Beide haben sich über den Fußball kennengelernt. Sie gehörten den Ultras des Kairoer Clubs Al Awy an. Bei den Spielen ist möglich, was junge Männer in Ägyptens konservativer Gesellschaft ansonsten vergeblich suchen: Außer Rand und Band zu sein. Das sucht der Freund jetzt bei den Anarchisten. "Manchmal mache ich mir Sorgen", sagt Mohammed Mohsen. "Ibrahim lebt gefährlich, und es scheint ihm Spaß zu machen."

.Die Ultras sind die wichtigsten Verbündeten des Schwarzen Blocks im Kampf gegen die Islamisten.
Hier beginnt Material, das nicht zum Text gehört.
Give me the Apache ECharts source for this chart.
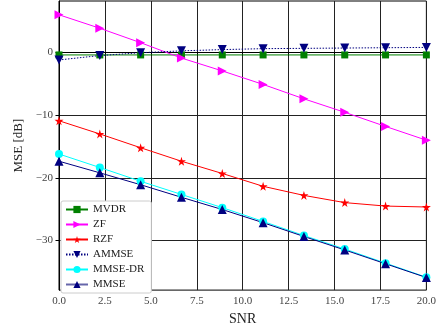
<!DOCTYPE html>
<html><head><meta charset="utf-8">
<script src="https://cdn.jsdelivr.net/npm/echarts@6/dist/echarts.min.js"></script>
<style>html,body{margin:0;padding:0;background:#fff}#c{width:439px;height:331px}</style>
</head><body><div id="c"></div>
<script>
const snr = [0, 2.222, 4.444, 6.667, 8.889, 11.111, 13.333, 15.556, 17.778, 20];
const mvdr = [-0.4, -0.4, -0.4, -0.4, -0.4, -0.4, -0.4, -0.4, -0.4, -0.4];
const zf = [6.0, 3.85, 1.55, -0.9, -2.95, -5.1, -7.4, -9.55, -11.8, -14.0];
const rzf = [-10.9, -13.0, -15.2, -17.35, -19.3, -21.35, -22.8, -23.95, -24.5, -24.65];
const ammse = [-1.2, -0.5, -0.05, 0.25, 0.45, 0.6, 0.65, 0.7, 0.75, 0.8];
const mmseDr = [-16.2, -18.35, -20.55, -22.65, -24.75, -26.95, -29.2, -31.35, -33.6, -35.85];
const mmse = [-17.35, -19.2, -21.1, -23.1, -25.05, -27.15, -29.35, -31.5, -33.7, -35.9];
const yTicks = [-30, -20, -10, 0];
const names = ['MVDR', 'ZF', 'RZF', 'AMMSE', 'MMSE-DR', 'MMSE'];

const FONT = 'Liberation Serif';
const star = 'path://M50,0 L61,35 L98,35 L68,57 L79,91 L50,70 L21,91 L32,57 L2,35 L39,35 Z';
const pair = arr => snr.map((x, i) => [x, arr[i]]);

function mk(name, data, color, symbol, size, rot, dashed) {
  return {
    name, type: 'line', data: pair(data), symbol, symbolSize: size, symbolRotate: rot,
    lineStyle: { color, width: 1, type: dashed ? [1.5, 1.5] : 'solid' },
    itemStyle: { color },
    animation: false, silent: true
  };
}

const chart = echarts.init(document.getElementById('c'), null, { renderer: 'canvas' });
chart.setOption({
  animation: false,
  grid: { left: 59, right: 11, top: 1, bottom: 37, show: true, borderColor: '#000', borderWidth: 1, backgroundColor: 'transparent' },
  xAxis: {
    type: 'value', min: 0, max: 20, interval: 2.5,
    name: 'SNR', nameLocation: 'middle', nameGap: 19,
    nameTextStyle: { fontFamily: FONT, fontSize: 14, color: '#222' },
    axisLine: { lineStyle: { color: '#000', width: 1 } },
    axisTick: { show: true, length: 3.5, inside: false, lineStyle: { color: '#000' } },
    axisLabel: { fontFamily: FONT, fontSize: 11, color: '#444', margin: 6, formatter: v => v.toFixed(1) },
    splitLine: { show: true, lineStyle: { color: '#222', width: 1 } }
  },
  yAxis: {
    type: 'value', min: -37.9, max: 8.2,
    name: 'MSE [dB]', nameLocation: 'middle', nameGap: 34,
    nameTextStyle: { fontFamily: FONT, fontSize: 13, color: '#222' },
    axisLine: { show: true, lineStyle: { color: '#000', width: 1 } },
    axisTick: { show: true, length: 3.5, customValues: yTicks, lineStyle: { color: '#000' } },
    axisLabel: { fontFamily: FONT, fontSize: 11, color: '#444', margin: 6, customValues: yTicks,
      formatter: v => (v < 0 ? '\u2212' + Math.abs(v) : String(v)) },
    splitLine: { show: true, lineStyle: { color: '#222', width: 1 } }
  },
  legend: {
    data: names.map(n => n === 'MMSE' ? { name: n, lineStyle: { color: '#6666aa' } } : { name: n }),
    orient: 'vertical', left: 61, top: 201,
    padding: [3, 7, 3, 4], itemGap: 4, itemWidth: 22, itemHeight: 9,
    backgroundColor: '#fff', borderColor: '#ccc', borderWidth: 1, borderRadius: 2,
    textStyle: { fontFamily: FONT, fontSize: 11, color: '#222', lineHeight: 11 }
  },
  series: [
    mk('MVDR', mvdr, '#008000', 'rect', 7, 0, false),
    mk('ZF', zf, '#ff00ff', 'triangle', 9, -90, false),
    mk('RZF', rzf, '#ff0000', star, 9, 0, false),
    mk('AMMSE', ammse, '#000080', 'triangle', 9, 180, true),
    mk('MMSE-DR', mmseDr, '#00ffff', 'circle', 8, 0, false),
    mk('MMSE', mmse, '#000080', 'triangle', 9, 0, false)
  ]
});
</script></body></html>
Sie können schnell Massen von Anhängern mobilisieren. Ihre Bereitschaft, Rammbock und Speerspitze der Revolution zu sein, haben sie schon im Januar 2011 beim Sturz Hosni Mubaraks unter Beweis gestellt. In ihren Reihen sammelt sich ein Querschnitt der jungen männlichen Bevölkerung Ägyptens: perspektivlos und immer gegen diejenigen, die gerade an der Macht sind. Die Islamisten sind seit den Todesurteilen gegen Fußballfans im Zusammenhang mit dem Blutbad im Stadion von Port Said vor einem Jahr zum Todfeind der Ultras geworden.

Am Ende hat Ibrahim Daoud seinen Willen bekommen. Die Demokratieaktivisten ziehen aus Gizeh ab, die Ultras und der Schwarze Block halten in der Nacht Einzug. Die Straße vor dem Sitz der Lokalregierung wird blockiert, damit die hohen Herren mit den langen Bärten nicht mehr ein und aus können. Steine fliegen, und Ibrahim Daoud ist ganz vorne mit dabei, über dem Kopf die schwarze Maske. Die Augen blitzen vor Erregung aus den Löchern in der Wollmütze. Fast scheint es, als würde er das Tränengas herbeisehnen, das die Lider und den Rachen in Brand setzt. Er sagt, dass er keine Angst habe zu sterben. Aber ebenso sagt er, dass er mittlerweile auch bereit sei zu töten.

Schwarzer Block
Als Schwarzer Block werden gewaltbereite Demonstranten bezeichnet, die sich zur Wahrung der Identität vermummen und eine Art Uniform tragen. Die Demonstranten entstammen in der Regel der radikalen Linken, aber auch Rechtsradikale treten mitunter als Schwarzer Block auf. In Deutschland trat das Phänomen erstmals bei einer linksextremen Kundgebung zum 1. Mai in Frankfurt am Main auf. 2001 verwüstete ein Schwarzer Block Teile der Innenstadt Genuas im Protest gegen den G-8-Gipfel. Es gab damals einen Toten. Seit Mitte November 2012 bekämpft ein Schwarzer Block die Regierung von Mohammed Mursi und islamistische Gruppen in Ägypten.